INSTRUCTIONS TO FOLLOW — Retype the data that follows line by line, exactly, and leave its pictures out.

MATERIAL PROVIDED —
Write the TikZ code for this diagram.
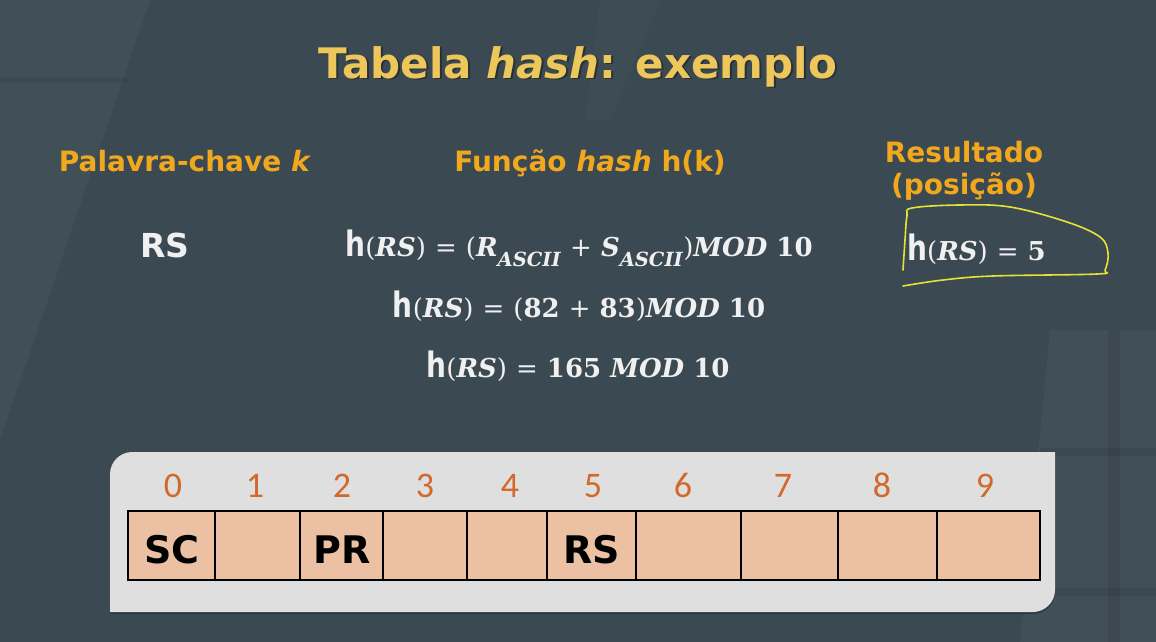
\documentclass[tikz,border=0pt]{standalone}
\usepackage{graphicx}
\usepackage{fontspec}
\setmainfont{DejaVu Sans}
\newfontfamily\mathserif{DejaVu Serif}
\newfontfamily\idxfont{Carlito}

\definecolor{bg}{HTML}{3B4A52}
\definecolor{titlegold}{HTML}{EDC75B}
\definecolor{headorange}{HTML}{F2A81D}
\definecolor{formwhite}{HTML}{F0F0F0}
\definecolor{panelgray}{HTML}{DFDFDF}
\definecolor{cellfill}{HTML}{EBC0A3}
\definecolor{idxorange}{HTML}{D2692C}
\definecolor{markyellow}{HTML}{E4E436}

\newcommand{\fsz}[1]{\fontsize{#1}{#1}\selectfont}
% upright bold sans "h" of the hash function, slightly narrowed
\newcommand{\hh}{\scalebox{0.8}[1]{\normalfont\fsz{35}\bfseries h}}
\newcommand{\rsit}{\textit{RS}}
\newcommand{\ascii}{\raisebox{-0.4em}{\fsz{19.5}\textit{ASCII}}}
% light-weight operators and brackets
\newcommand{\lt}[1]{{\mdseries #1}}

\tikzset{
  titletext/.style={anchor=base, text=titlegold, font=\fsz{42}\bfseries, inner sep=0},
  headtext/.style={anchor=base, text=headorange, font=\fsz{28}\bfseries, inner sep=0},
  keytext/.style={anchor=base, text=formwhite, font=\fsz{33}\bfseries, inner sep=0},
  formula/.style={anchor=base, text=formwhite, font=\fsz{26}\mathserif\bfseries, inner sep=0},
  cellbox/.style={draw=black, line width=1.5pt, fill=cellfill, inner sep=0, minimum height=69pt},
  celltext/.style={anchor=base, font=\fsz{38}\bfseries, text=black, inner sep=0},
  idxtext/.style={anchor=base, font=\fsz{36}\idxfont, text=idxorange, inner sep=0},
  faint/.style={fill=white, fill opacity=0.03},
}

\begin{document}
\begin{tikzpicture}[x=1pt, y=-1pt]
  % background
  \fill[bg] (0,0) rectangle (1156,642);
  \useasboundingbox (0,0) rectangle (1156,642);
  \fill[faint] (0,0) -- (150,0) -- (0,440) -- cycle;
  \fill[white, fill opacity=0.02] (600,0) -- (660,0) -- (610,120) -- (585,120) -- cycle;
  \fill[faint] (1050,330) -- (1156,330) -- (1156,642) -- (1020,642) -- cycle;
  \fill[black, fill opacity=0.07] (0,78) rectangle (130,82);
  \fill[black, fill opacity=0.07] (1040,448) rectangle (1156,456);
  \fill[black, fill opacity=0.07] (1040,588) rectangle (1156,596);
  \fill[black, fill opacity=0.07] (1108,330) rectangle (1120,642);

  % title with soft shadow
  \node[titletext, text=black, opacity=0.35] at (580,80) {Tabela \textit{hash}: exemplo};
  \node[titletext] (title) at (578,78) {Tabela \textit{hash}: exemplo};

  % column headings
  \node[headtext] (hkey) at (185,171) {Palavra-chave \textit{k}};
  \node[headtext] (hfun) at (590,171) {Função \textit{hash} h(k)};
  \node[headtext] (hres1) at (964,162) {Resultado};
  \node[headtext] (hres2) at (964,194) {(posição)};

  % key
  \node[keytext] (key) at (165,257) {RS};

  % computation
  \node[formula] (f1) at (579,256)
    {\hh\lt{(}\rsit\lt{)}\ \lt{=}\ \lt{(}\textit{R}\ascii\ \lt{+}\ \textit{S}\ascii\lt{)}\textit{MOD}\ 10};
  \node[formula] (f2) at (579,317)
    {\hh\lt{(}\rsit\lt{)}\ \lt{=}\ \lt{(}82\ \lt{+}\ 83\lt{)}\textit{MOD}\ 10};
  \node[formula] (f3) at (578,377)
    {\hh\lt{(}\rsit\lt{)}\ \lt{=}\ 165\ \textit{MOD}\ 10};

  % result with hand-drawn loop
  \node[formula, anchor=base west] (res) at (907,260) {\hh\lt{(}\rsit\lt{)}\ \lt{=}\ 5};
  \draw[markyellow, line width=1.6pt, line cap=round, line join=round]
    plot[smooth, tension=0.6] coordinates {(903,270) (905,240) (907,216) (912,208) (960,205)
      (1010,207) (1067,222) (1100,237) (1108,253) (1105,270) (1097,274) (993,276) (943,280) (903,286)};

  % table panel
  \fill[black, opacity=0.25] (110,614) -- (110,474) .. controls (110,462) and (120,452) .. (132,452)
    -- (1055,452) -- (1055,592) .. controls (1055,604) and (1045,614) .. (1033,614) -- cycle;
  \fill[panelgray] (110,612) -- (110,474) .. controls (110,462) and (120,452) .. (132,452)
    -- (1055,452) -- (1055,590) .. controls (1055,602) and (1045,612) .. (1033,612) -- cycle;

  % cells
  \node[cellbox, minimum width=87pt]  (c0) at (171.5,545.5) {};
  \node[cellbox, minimum width=85pt]  (c1) at (257.5,545.5) {};
  \node[cellbox, minimum width=83pt]  (c2) at (341.5,545.5) {};
  \node[cellbox, minimum width=84pt]  (c3) at (425,545.5) {};
  \node[cellbox, minimum width=80pt]  (c4) at (507,545.5) {};
  \node[cellbox, minimum width=89pt]  (c5) at (591.5,545.5) {};
  \node[cellbox, minimum width=105pt] (c6) at (688.5,545.5) {};
  \node[cellbox, minimum width=97pt]  (c7) at (789.5,545.5) {};
  \node[cellbox, minimum width=99pt]  (c8) at (887.5,545.5) {};
  \node[cellbox, minimum width=103pt] (c9) at (988.5,545.5) {};

  \node[celltext] (sc) at (172,563) {SC};
  \node[celltext] (pr) at (342,563) {PR};
  \node[celltext] (rs) at (592,563) {RS};

  % indices
  \node[idxtext] (i0) at (173,497) {0};
  \node[idxtext] (i1) at (255,497) {1};
  \node[idxtext] (i2) at (342,497) {2};
  \node[idxtext] (i3) at (425,497) {3};
  \node[idxtext] (i4) at (510,497) {4};
  \node[idxtext] (i5) at (593,497) {5};
  \node[idxtext] (i6) at (683,497) {6};
  \node[idxtext] (i7) at (783,497) {7};
  \node[idxtext] (i8) at (882,497) {8};
  \node[idxtext] (i9) at (985,497) {9};
\end{tikzpicture}
\end{document}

ANSWER TO THIS EXERCISE —
Write the TikZ code for this diagram.
\documentclass[tikz,border=0pt]{standalone}
\usepackage{graphicx}
\usepackage{fontspec}
\setmainfont{DejaVu Sans}
\newfontfamily\mathserif{DejaVu Serif}
\newfontfamily\idxfont{Carlito}

\definecolor{bg}{HTML}{3B4A52}
\definecolor{titlegold}{HTML}{EDC75B}
\definecolor{headorange}{HTML}{F2A81D}
\definecolor{formwhite}{HTML}{F0F0F0}
\definecolor{panelgray}{HTML}{DFDFDF}
\definecolor{cellfill}{HTML}{EBC0A3}
\definecolor{idxorange}{HTML}{D2692C}
\definecolor{markyellow}{HTML}{E4E436}

\newcommand{\fsz}[1]{\fontsize{#1}{#1}\selectfont}
% upright bold sans "h" of the hash function, slightly narrowed
\newcommand{\hh}{\scalebox{0.8}[1]{\normalfont\fsz{35}\bfseries h}}
\newcommand{\rsit}{\textit{RS}}
\newcommand{\ascii}{\raisebox{-0.4em}{\fsz{19.5}\textit{ASCII}}}
% light-weight operators and brackets
\newcommand{\lt}[1]{{\mdseries #1}}

\tikzset{
  titletext/.style={anchor=base, text=titlegold, font=\fsz{42}\bfseries, inner sep=0},
  headtext/.style={anchor=base, text=headorange, font=\fsz{28}\bfseries, inner sep=0},
  keytext/.style={anchor=base, text=formwhite, font=\fsz{33}\bfseries, inner sep=0},
  formula/.style={anchor=base, text=formwhite, font=\fsz{26}\mathserif\bfseries, inner sep=0},
  cellbox/.style={draw=black, line width=1.5pt, fill=cellfill, inner sep=0, minimum height=69pt},
  celltext/.style={anchor=base, font=\fsz{38}\bfseries, text=black, inner sep=0},
  idxtext/.style={anchor=base, font=\fsz{36}\idxfont, text=idxorange, inner sep=0},
  faint/.style={fill=white, fill opacity=0.03},
}

\begin{document}
\begin{tikzpicture}[x=1pt, y=-1pt]
  % background
  \fill[bg] (0,0) rectangle (1156,642);
  \useasboundingbox (0,0) rectangle (1156,642);
  \fill[faint] (0,0) -- (150,0) -- (0,440) -- cycle;
  \fill[white, fill opacity=0.02] (600,0) -- (660,0) -- (610,120) -- (585,120) -- cycle;
  \fill[faint] (1050,330) -- (1156,330) -- (1156,642) -- (1020,642) -- cycle;
  \fill[black, fill opacity=0.07] (0,78) rectangle (130,82);
  \fill[black, fill opacity=0.07] (1040,448) rectangle (1156,456);
  \fill[black, fill opacity=0.07] (1040,588) rectangle (1156,596);
  \fill[black, fill opacity=0.07] (1108,330) rectangle (1120,642);

  % title with soft shadow
  \node[titletext, text=black, opacity=0.35] at (580,80) {Tabela \textit{hash}: exemplo};
  \node[titletext] (title) at (578,78) {Tabela \textit{hash}: exemplo};

  % column headings
  \node[headtext] (hkey) at (185,171) {Palavra-chave \textit{k}};
  \node[headtext] (hfun) at (590,171) {Função \textit{hash} h(k)};
  \node[headtext] (hres1) at (964,162) {Resultado};
  \node[headtext] (hres2) at (964,194) {(posição)};

  % key
  \node[keytext] (key) at (165,257) {RS};

  % computation
  \node[formula] (f1) at (579,256)
    {\hh\lt{(}\rsit\lt{)}\ \lt{=}\ \lt{(}\textit{R}\ascii\ \lt{+}\ \textit{S}\ascii\lt{)}\textit{MOD}\ 10};
  \node[formula] (f2) at (579,317)
    {\hh\lt{(}\rsit\lt{)}\ \lt{=}\ \lt{(}82\ \lt{+}\ 83\lt{)}\textit{MOD}\ 10};
  \node[formula] (f3) at (578,377)
    {\hh\lt{(}\rsit\lt{)}\ \lt{=}\ 165\ \textit{MOD}\ 10};

  % result with hand-drawn loop
  \node[formula, anchor=base west] (res) at (907,260) {\hh\lt{(}\rsit\lt{)}\ \lt{=}\ 5};
  \draw[markyellow, line width=1.6pt, line cap=round, line join=round]
    plot[smooth, tension=0.6] coordinates {(903,270) (905,240) (907,216) (912,208) (960,205)
      (1010,207) (1067,222) (1100,237) (1108,253) (1105,270) (1097,274) (993,276) (943,280) (903,286)};

  % table panel
  \fill[black, opacity=0.25] (110,614) -- (110,474) .. controls (110,462) and (120,452) .. (132,452)
    -- (1055,452) -- (1055,592) .. controls (1055,604) and (1045,614) .. (1033,614) -- cycle;
  \fill[panelgray] (110,612) -- (110,474) .. controls (110,462) and (120,452) .. (132,452)
    -- (1055,452) -- (1055,590) .. controls (1055,602) and (1045,612) .. (1033,612) -- cycle;

  % cells
  \node[cellbox, minimum width=87pt]  (c0) at (171.5,545.5) {};
  \node[cellbox, minimum width=85pt]  (c1) at (257.5,545.5) {};
  \node[cellbox, minimum width=83pt]  (c2) at (341.5,545.5) {};
  \node[cellbox, minimum width=84pt]  (c3) at (425,545.5) {};
  \node[cellbox, minimum width=80pt]  (c4) at (507,545.5) {};
  \node[cellbox, minimum width=89pt]  (c5) at (591.5,545.5) {};
  \node[cellbox, minimum width=105pt] (c6) at (688.5,545.5) {};
  \node[cellbox, minimum width=97pt]  (c7) at (789.5,545.5) {};
  \node[cellbox, minimum width=99pt]  (c8) at (887.5,545.5) {};
  \node[cellbox, minimum width=103pt] (c9) at (988.5,545.5) {};

  \node[celltext] (sc) at (172,563) {SC};
  \node[celltext] (pr) at (342,563) {PR};
  \node[celltext] (rs) at (592,563) {RS};

  % indices
  \node[idxtext] (i0) at (173,497) {0};
  \node[idxtext] (i1) at (255,497) {1};
  \node[idxtext] (i2) at (342,497) {2};
  \node[idxtext] (i3) at (425,497) {3};
  \node[idxtext] (i4) at (510,497) {4};
  \node[idxtext] (i5) at (593,497) {5};
  \node[idxtext] (i6) at (683,497) {6};
  \node[idxtext] (i7) at (783,497) {7};
  \node[idxtext] (i8) at (882,497) {8};
  \node[idxtext] (i9) at (985,497) {9};
\end{tikzpicture}
\end{document}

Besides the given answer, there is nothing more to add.